Tuesday, June 22, 2021

Press release - June 22, 2021

The U.S. Campaign to Ban Landmines - U.S. Cluster Munition Coalition (USCBL-USCMC) welcomed today a letter to President Biden encouraging him to change U.S. landmine policy. The letter (linked), led by long-time anti-landmine champions Senator Patrick Leahy of Vermont and Representative Jim McGovern of Massachusetts was signed by Democrats and Republicans in both chambers of Congress. It concluded by saying putting the United States on the path to join the Mine Ban Treaty "is the right thing to do for our country, for the world, and for our men and women in uniform."

"Ending the use of landmines is a moral issue, not a partisan one," said Jeff Meer, Steering Committee Chair for USCBL-USCMC and U.S. Executive Director of Humanity & Inclusion. “This bipartisan message from members of Congress is welcomed.  We continue to encourage President Biden to retire landmines and bring the United States into the Mine Ban Treaty. The majority of the world's countries and all our NATO allies have done this, recognizing that a weapon that routinely kills indiscriminately has no place in the arsenal of a modern and just military.”
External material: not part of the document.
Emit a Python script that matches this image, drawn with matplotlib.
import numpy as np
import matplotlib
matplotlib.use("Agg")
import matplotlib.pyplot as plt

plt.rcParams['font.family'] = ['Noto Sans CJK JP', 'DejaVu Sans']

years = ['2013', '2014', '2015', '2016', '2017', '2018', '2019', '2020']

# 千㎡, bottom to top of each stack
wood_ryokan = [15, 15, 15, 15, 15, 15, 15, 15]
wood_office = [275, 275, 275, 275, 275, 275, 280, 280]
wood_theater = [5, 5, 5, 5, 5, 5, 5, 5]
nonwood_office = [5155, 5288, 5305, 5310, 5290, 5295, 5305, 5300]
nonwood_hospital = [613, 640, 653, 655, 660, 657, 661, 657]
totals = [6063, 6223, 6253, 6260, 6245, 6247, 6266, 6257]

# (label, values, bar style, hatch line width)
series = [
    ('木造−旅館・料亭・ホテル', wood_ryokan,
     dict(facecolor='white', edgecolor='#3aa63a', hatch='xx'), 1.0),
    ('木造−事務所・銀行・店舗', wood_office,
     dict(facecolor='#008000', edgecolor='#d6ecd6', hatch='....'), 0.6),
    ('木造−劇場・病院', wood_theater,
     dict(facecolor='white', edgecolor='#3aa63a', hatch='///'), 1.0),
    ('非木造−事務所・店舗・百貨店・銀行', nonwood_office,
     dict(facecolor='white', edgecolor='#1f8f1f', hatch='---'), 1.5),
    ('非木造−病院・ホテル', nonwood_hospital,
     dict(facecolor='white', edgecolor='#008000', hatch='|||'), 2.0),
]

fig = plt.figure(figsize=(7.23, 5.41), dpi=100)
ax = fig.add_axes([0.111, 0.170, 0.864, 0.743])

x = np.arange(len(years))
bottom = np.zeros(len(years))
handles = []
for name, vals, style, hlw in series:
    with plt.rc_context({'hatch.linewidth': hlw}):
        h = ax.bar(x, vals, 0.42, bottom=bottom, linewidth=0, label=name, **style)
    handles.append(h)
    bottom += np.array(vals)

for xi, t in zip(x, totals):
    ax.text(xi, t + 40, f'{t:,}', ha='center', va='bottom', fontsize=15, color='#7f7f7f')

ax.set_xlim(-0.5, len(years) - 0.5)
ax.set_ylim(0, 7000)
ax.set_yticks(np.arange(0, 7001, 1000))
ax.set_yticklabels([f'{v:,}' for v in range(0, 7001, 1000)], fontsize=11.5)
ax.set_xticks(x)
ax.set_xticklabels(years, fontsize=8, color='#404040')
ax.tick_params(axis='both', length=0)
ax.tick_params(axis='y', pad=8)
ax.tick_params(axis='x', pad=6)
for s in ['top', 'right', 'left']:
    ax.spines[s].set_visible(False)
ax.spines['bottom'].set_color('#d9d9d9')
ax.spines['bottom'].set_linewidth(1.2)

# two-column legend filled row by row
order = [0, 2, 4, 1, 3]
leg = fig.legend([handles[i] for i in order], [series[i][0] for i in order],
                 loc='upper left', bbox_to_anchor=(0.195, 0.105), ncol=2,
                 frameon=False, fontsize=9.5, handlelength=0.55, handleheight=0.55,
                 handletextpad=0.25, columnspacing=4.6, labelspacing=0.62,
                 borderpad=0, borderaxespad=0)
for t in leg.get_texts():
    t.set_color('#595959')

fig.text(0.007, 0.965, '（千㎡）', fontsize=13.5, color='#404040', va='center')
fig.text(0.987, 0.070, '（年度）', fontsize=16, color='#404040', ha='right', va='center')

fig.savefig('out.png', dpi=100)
Last year, the USCBL-USCMC issued a memo outlining policies the President should adopt. In that memorandum, the campaign highlighted changes made in January 2020 under the Trump administration that would allow for use of victim-activated antipersonnel landmines anywhere in the world, instead of restricted to the Korean peninsula. Today's Congressional letter calls for immediately reversing those Trump era policies.

On April 8, UN Ambassador Linda Thomas-Greenfield said that: "Biden has been clear that he intends to roll back this policy.” We also urge him to do so immediately.
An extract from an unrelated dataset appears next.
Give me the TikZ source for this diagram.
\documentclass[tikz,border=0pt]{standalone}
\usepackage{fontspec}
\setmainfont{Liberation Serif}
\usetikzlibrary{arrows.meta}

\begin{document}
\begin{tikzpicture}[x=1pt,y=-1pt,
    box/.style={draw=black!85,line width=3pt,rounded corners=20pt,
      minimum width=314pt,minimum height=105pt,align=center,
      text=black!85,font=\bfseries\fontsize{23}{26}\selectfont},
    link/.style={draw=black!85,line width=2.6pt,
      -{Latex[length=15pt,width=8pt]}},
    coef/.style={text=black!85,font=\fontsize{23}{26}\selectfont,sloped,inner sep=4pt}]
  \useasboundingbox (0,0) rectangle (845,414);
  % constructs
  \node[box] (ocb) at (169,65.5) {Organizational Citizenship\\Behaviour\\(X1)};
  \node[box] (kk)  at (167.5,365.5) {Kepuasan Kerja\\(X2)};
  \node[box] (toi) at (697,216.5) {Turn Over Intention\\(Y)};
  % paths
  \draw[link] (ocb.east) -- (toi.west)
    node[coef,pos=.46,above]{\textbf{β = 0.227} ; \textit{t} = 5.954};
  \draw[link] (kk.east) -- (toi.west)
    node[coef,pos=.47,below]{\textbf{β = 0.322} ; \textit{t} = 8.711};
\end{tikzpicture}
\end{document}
In a letter dated April 28, directors of arms control, humanitarian, human rights, religious, veteran and other groups, as well as former members of Congress, the former president of National Defense University, and former landmine ambassadors, further called on the President to "set the United States on a short and direct path to accede to the Mine Ban Treaty by declaring the United States’ intent to accede to the Mine Ban Treaty by 2023 as part of the new policy."

The United States has not used antipersonnel landmines since 1991, excluding the use of a single munition in 2002. All other NATO allies and a total of 164 countries worldwide have agreed to universally foreswear all antipersonnel mines under the Mine Ban Treaty.

U.S. Campaign to Ban Landmines-U.S. Cluster Munition Coalition
The U.S. Campaign to Ban Landmines-U.S. Cluster Munition Coalition is the U.S. affiliate of the 1997 Nobel Peace Prize winning International Campaign to Ban Landmines and the global Cluster Munition Coalition. The civil society coalition works to end the suffering caused by landmines and cluster munitions, which cause unacceptable harm to civilians both at their time of deployment and for decades after.